En España, los emplastos nunca resueltos han emergido todos en su máximo esplendor. Y, al tiempo, algunos de los problemas que se estaban resolviendo, como la lucha contra el machismo y la violencia de género, han caído bajo un manto de silencio.
Vivimos uno de los momentos más críticos de la historia, de la nuestra, de nuestra generación. Cada paso que demos hoy, en una dirección u otra, marca un camino que tardará en revertirse. «Nos enfrentamos a elegir entre vigilancia totalitaria y empoderamiento ciudadano», escribía Yuval Harari, el acreditado autor de Sapiens. Iría más allá: nos enfrentamos a elegir entre un capitalismo de corte fascistoide y un Estado social más justo. Y, además, en un tablero mundial que lucha ahora mismo por diferentes hegemonías. Venía de atrás. Una historia que fuimos contando los periodistas conforme sucedían los hechos y que precisa una visión de conjunto más amplia y reposada como puede ser el análisis de un libro.

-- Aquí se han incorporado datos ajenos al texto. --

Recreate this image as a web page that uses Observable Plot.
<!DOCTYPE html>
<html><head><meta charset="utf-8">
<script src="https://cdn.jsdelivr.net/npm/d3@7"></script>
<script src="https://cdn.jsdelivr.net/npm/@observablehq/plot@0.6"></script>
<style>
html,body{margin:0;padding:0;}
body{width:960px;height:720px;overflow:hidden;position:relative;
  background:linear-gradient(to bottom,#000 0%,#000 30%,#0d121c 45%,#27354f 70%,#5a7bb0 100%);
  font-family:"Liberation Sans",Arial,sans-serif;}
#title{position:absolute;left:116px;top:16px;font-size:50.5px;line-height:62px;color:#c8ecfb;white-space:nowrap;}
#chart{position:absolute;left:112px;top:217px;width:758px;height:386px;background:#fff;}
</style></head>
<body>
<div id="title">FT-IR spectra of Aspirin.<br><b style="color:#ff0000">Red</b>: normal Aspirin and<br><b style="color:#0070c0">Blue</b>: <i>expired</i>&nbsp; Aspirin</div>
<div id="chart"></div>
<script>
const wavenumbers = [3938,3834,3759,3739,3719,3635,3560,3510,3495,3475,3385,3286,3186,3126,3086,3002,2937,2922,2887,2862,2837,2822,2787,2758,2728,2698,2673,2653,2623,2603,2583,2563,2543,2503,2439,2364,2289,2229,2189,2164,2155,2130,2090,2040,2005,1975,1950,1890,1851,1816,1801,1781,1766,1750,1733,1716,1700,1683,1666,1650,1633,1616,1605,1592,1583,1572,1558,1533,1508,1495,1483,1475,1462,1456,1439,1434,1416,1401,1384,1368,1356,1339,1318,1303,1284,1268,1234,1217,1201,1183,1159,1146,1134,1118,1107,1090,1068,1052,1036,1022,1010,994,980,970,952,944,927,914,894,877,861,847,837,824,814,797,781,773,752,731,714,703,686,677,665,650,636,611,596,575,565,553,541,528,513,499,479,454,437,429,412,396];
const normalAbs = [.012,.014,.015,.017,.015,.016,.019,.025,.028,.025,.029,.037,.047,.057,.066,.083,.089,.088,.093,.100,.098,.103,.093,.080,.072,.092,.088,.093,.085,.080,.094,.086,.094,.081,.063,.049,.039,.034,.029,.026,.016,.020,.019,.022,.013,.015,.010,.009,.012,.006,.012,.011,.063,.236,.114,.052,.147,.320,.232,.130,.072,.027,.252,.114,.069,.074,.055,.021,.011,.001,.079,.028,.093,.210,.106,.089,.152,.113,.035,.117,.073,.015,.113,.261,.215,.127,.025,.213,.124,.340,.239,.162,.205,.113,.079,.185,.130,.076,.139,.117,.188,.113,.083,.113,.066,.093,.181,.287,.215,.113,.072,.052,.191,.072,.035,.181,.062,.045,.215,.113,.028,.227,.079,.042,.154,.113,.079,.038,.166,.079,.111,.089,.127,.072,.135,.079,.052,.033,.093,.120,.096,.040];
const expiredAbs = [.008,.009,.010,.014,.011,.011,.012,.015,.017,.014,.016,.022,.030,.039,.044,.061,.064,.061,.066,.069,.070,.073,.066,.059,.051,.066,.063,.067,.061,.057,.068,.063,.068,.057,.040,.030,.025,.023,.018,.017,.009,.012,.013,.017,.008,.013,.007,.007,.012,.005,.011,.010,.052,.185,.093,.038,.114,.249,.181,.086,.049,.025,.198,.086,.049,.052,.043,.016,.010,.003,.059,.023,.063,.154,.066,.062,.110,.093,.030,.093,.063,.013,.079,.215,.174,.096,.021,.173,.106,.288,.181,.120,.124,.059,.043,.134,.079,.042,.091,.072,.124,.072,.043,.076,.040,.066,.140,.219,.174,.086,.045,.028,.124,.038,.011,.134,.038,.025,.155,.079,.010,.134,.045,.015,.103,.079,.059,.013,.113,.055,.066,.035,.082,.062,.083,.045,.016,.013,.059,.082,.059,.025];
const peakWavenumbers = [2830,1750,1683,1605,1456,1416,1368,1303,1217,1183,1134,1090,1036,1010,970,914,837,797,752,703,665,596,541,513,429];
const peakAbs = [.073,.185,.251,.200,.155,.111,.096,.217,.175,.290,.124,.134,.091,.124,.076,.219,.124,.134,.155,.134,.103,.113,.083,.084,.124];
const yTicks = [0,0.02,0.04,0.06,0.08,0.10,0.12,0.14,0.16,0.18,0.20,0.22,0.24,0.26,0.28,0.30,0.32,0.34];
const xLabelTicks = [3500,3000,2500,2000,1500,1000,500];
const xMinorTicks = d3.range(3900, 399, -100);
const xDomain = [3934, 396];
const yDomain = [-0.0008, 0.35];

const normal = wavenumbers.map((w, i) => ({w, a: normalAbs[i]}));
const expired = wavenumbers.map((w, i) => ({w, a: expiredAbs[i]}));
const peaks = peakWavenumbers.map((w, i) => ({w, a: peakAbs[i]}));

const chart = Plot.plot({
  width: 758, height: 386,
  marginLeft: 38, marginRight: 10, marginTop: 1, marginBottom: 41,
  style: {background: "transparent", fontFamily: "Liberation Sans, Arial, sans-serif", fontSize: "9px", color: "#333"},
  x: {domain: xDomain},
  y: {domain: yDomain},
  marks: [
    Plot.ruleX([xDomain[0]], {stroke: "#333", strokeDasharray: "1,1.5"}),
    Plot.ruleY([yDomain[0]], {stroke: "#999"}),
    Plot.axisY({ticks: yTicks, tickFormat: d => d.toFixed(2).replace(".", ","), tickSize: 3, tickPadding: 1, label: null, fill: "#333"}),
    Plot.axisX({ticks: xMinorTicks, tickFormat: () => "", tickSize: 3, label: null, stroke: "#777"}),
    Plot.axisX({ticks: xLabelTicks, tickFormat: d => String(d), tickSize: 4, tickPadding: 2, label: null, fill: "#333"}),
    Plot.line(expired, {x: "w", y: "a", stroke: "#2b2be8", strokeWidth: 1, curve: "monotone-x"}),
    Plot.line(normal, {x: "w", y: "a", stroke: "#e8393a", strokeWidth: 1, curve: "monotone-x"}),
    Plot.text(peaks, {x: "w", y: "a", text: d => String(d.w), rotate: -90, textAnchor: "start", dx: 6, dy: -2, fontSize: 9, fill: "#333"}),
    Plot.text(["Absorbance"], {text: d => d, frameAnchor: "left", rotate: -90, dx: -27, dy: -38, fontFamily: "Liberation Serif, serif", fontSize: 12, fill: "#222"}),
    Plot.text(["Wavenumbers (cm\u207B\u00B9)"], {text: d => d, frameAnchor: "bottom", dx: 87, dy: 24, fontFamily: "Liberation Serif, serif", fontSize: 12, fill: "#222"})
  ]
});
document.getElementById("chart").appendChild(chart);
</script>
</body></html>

Una historia humana también, llena de emociones, silencios y gritos. De planteamientos vitales. Han cambiado costumbres, prioridades. Hemos descubierto de cuántas cosas que parecían indispensables podíamos prescindir. Hasta concluir, la mayoría, que de lo único que no podía privarse era de los abrazos, del roce de las manos y los labios. Del afecto y la colaboración.
Hay algo prácticamente seguro: nada volverá a ser lo mismo. O peor o mejor. Seguir igual sería en sí una regresión.